Following up on that, it’s worth noting that the 90% rule works extremely well with Prilepin’s table. That is, make sure that all of your work sets are at 90% or above of your top set for the day. For example, let’s say you’re performing triples and your max triple is about 90% of your 1rm. What’s 90% of 90? 81%. Perfect! Let’s try that with fives. If your 5RM is about 85% of your max, than all of your sets should be at 76.5% or above. But what about singles? Well that’s easy. 90% of 100 (your 1RM) is simply 90%. And there you go, following the table again. (This is the way that I do almost all of my programming, for clientele and myself, and it’s awesome.)

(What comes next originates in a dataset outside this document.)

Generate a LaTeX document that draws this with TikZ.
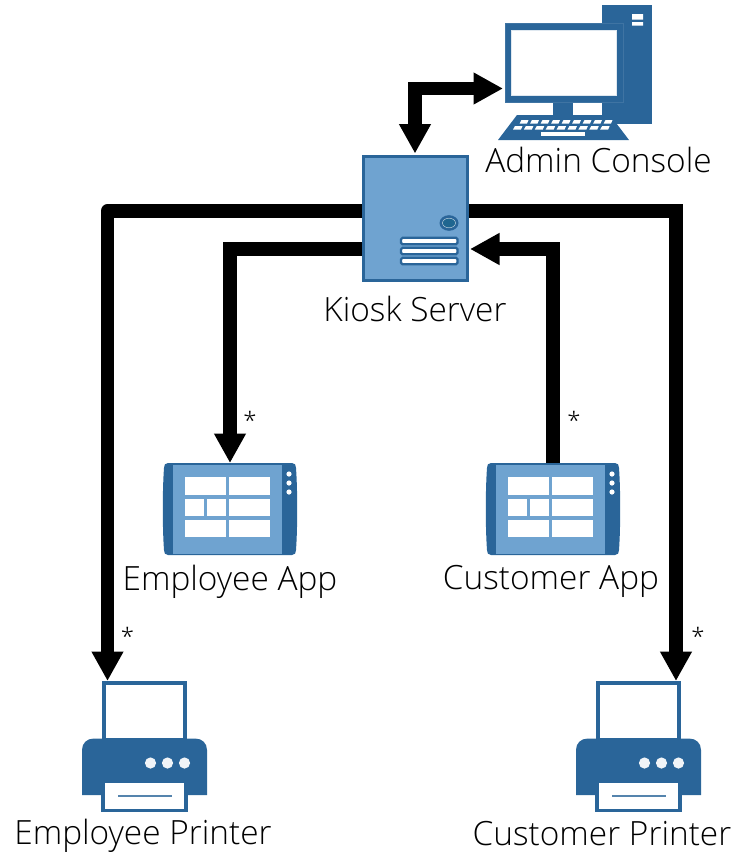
\documentclass[tikz,border=0pt]{standalone}
\usepackage{fontspec}
\setmainfont{Open Sans Light}
\usetikzlibrary{arrows.meta}
\definecolor{icondark}{HTML}{2A6599}
\definecolor{iconlight}{HTML}{6FA3D0}
\definecolor{knob}{HTML}{1F6690}
\tikzset{
  darkfill/.style={fill=icondark,draw=none},
  whitecell/.style={fill=white,draw=none},
  ghost/.style={draw=none,fill=none,inner sep=0pt,outer sep=0pt,rectangle},
  label/.style={font=\fontsize{33.4}{38}\selectfont,inner sep=0pt,text=black},
  star/.style={font=\fontsize{24}{26}\selectfont,inner sep=0pt,text=black},
  link/.style={draw=black,line width=13.8pt,line join=miter,
    -{Triangle[length=29.5pt,width=30pt]}},
  linkboth/.style={draw=black,line width=13.8pt,line join=miter,
    {Triangle[length=29.5pt,width=30pt]}-{Triangle[length=29.5pt,width=30pt]}},
}
\newcommand{\tabletIcon}[3]{%
\begin{scope}[shift={(#2,#3)}]
  \path[darkfill] (168,463) -- (292,463)
     .. controls (295,463) and (296,465) .. (296,468)
     .. controls (297.6,490) and (297.6,528) .. (296,550)
     .. controls (296,553) and (295,555) .. (292,555) -- (168,555)
     .. controls (165,555) and (164,553) .. (164,550)
     .. controls (162.4,528) and (162.4,490) .. (164,468)
     .. controls (164,465) and (165,463) .. (168,463) -- cycle;
  \node[ghost,minimum width=134pt,minimum height=92pt] (#1) at (230,509) {};
  \fill[iconlight] (173,465) rectangle (282,554);
  \foreach \a/\b/\c/\d in {185/226/477.3/495, 229/269.5/477.3/495,
      185/204/498.7/516, 207/226/498.7/516, 229/269.5/498.7/516,
      185/226/520/537, 229/269.5/520/537}
    \fill[white] (\a,\c) rectangle (\b,\d);
  \foreach \y in {474,483,492} \fill[white] (289,\y) circle (2.6pt);
\end{scope}}
\newcommand{\printerIcon}[3]{%
\begin{scope}[shift={(#2,#3)}]
  \draw[icondark,line width=3.6pt,fill=white] (103.8,682.8) rectangle (185.2,740);
  \path[darkfill] (82,795) -- (82,750) .. controls (82,743) and (87,738.5) .. (94,738.5)
     -- (195,738.5) .. controls (202,738.5) and (207,743) .. (207,750) -- (207,795) -- cycle;
  \node[ghost,minimum width=125pt,minimum height=131pt] (#1) at (144.5,746.5) {};
  \fill[white!93!icondark] (150.5,763) circle (5.6pt) (167.5,763) circle (5.6pt) (184.5,763) circle (5.6pt);
  \draw[icondark,line width=3.6pt,fill=white] (102.8,781.5) rectangle (186.2,810.5);
  \draw[icondark!80!white,line width=1.4pt] (118,796) -- (172,796);
\end{scope}}
\begin{document}
\begin{tikzpicture}[x=1pt,y=-1pt]
\useasboundingbox (0,0) rectangle (746,852);
% admin console
\fill[icondark] (602,5) rectangle (652,124);
\fill[white] (632,14) rectangle (643,19.5) (632,22) rectangle (643,25.5);
\fill[icondark] (553,100) rectangle (573,117);
\draw[icondark!90!white,line width=0.6pt,fill=icondark] (505,23) rectangle (623,102);
\draw[white!85!icondark,line width=0.8pt,fill=white] (511,30) rectangle (616,95);
\fill[icondark] (498,140) -- (517,115) -- (610,115) -- (629,140) -- cycle;
\foreach \i in {0,...,8} {
  \fill[white] ({521.5+\i*10.5},120) -- ({528.5+\i*10.5},120) -- ({527+\i*10.5},123.5) -- ({519.7+\i*10.5},123.5) -- cycle;
  \fill[white] ({515+\i*10.9},126) -- ({522.5+\i*10.9},126) -- ({521+\i*10.9},129.5) -- ({513+\i*10.9},129.5) -- cycle;
}
\fill[white] (541,132) rectangle (585,135.5);
\node[ghost,minimum width=131pt,minimum height=135pt] (console) at (575,72.5) {};
% server
\node[draw=icondark,line width=3pt,fill=iconlight,minimum width=104pt,minimum height=124pt,inner sep=0pt,outer sep=1.5pt] (server) at (415.5,218.5) {};
\fill[icondark] (449,223) ellipse (9.5pt and 7.8pt);
\draw[white!70!knob,line width=0.5pt,fill=knob] (449,223) ellipse (6.5pt and 4.8pt);
\foreach \y in {241,251,261}
  \draw[icondark,line width=2.2pt,fill=white,rounded corners=1.5pt] (401,\y-3.2) rectangle (457.5,\y+3.2);
% tablets and printers
\tabletIcon{emptab}{0}{0}
\tabletIcon{custab}{323}{0}
\printerIcon{empprint}{0}{0}
\printerIcon{cusprint}{494}{0}
% ports
\coordinate (portA) at (503,88.5);
\coordinate (portB) at (415,153.5);
\coordinate (portC) at (362,211);
\coordinate (portD) at (469,211);
\coordinate (portE) at (362,249);
\coordinate (portF) at (470,249);
\coordinate (portG) at (230,463);
\coordinate (portH) at (553,463);
\coordinate (portI) at (107.5,681);
\coordinate (portJ) at (676,681);
% connectors
\draw[linkboth] (portB) |- (portA);
\draw[link,line join=round] (portC) -| (portI);
\draw[link] (portD) -| (portJ);
\draw[link] (portE) -| (portG);
\draw[link] (portH) |- (portF);
% labels
\node[label] (lblA) at (598.5,159.5) {Admin Console};
\node[label] (lblK) at (415,309) {Kiosk Server};
\node[label] (lblE) at (230,581.5) {Employee App};
\node[label] (lblC) at (551,581.5) {Customer App};
\node[label] (lblP) at (143,835.5) {Employee Printer};
\node[label] (lblQ) at (602,833.5) {Customer Printer};
\node[star] (s1) at (250,420) {*};
\node[star] (s2) at (574,420) {*};
\node[star] (s3) at (127.5,636) {*};
\node[star] (s4) at (698,636) {*};
\end{tikzpicture}
\end{document}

Once you have the basic template set up with the bare necessities, you can adjust to best suit the needs of any athlete. You can use the speed-strength continuum to modify the programs to address each of the four stations. Find a coach that works with similar athletes and see if their programs work for you.

As for conditioning, the programs don’t really touch on conditioning usually. I find that two days of conditioning is usually enough, maybe three. Try to mix your conditioning up between faster, phosphagen system-conditioning like 40-100 yard sprints and longer, glycolytic system-conditioning like Prowler pushes or mid-distance sprints anywhere from 200 to 800 meters. Mix up your rest intervals too. Use 1:2-5  work to rest ratios.

I like to do my conditioning on my upper body days, allowing me time to recover before the lower body day, but also ensuring that I have energy to perform the conditioning after the workout. I try to avoid heavy conditioning the day before a lower body day, to avoid soreness.

Concluding Thoughts

Personally, I think that strength programming should be entirely based off of your goals. It depends on your priorities. If you prioritize strength and numbers above all else, go for Westside variation. If long-term health is a concern of yours, educate yourself on anatomy and physiology and check out Cressey’s programs. If you want some size, use a Rippetoe or DeFranco variation. And if you must squat err’ day, then at least listen to Dan John about how to program it.

I know there’s plenty of people out there program-hopping, hoping to find the Golden Ticket to strength, aesthetics, or confidence. I won’t say that this is the answer you’ve been looking for, but it should help to clear things up. The perfect program isn’t the answer or the destination because it doesn’t exist. Instead, take comfort in the fact that if you’re following a traditional strength program from any of the gurus that I’ve mentioned, you’re doing just fine.

These are the programs you’re looking for.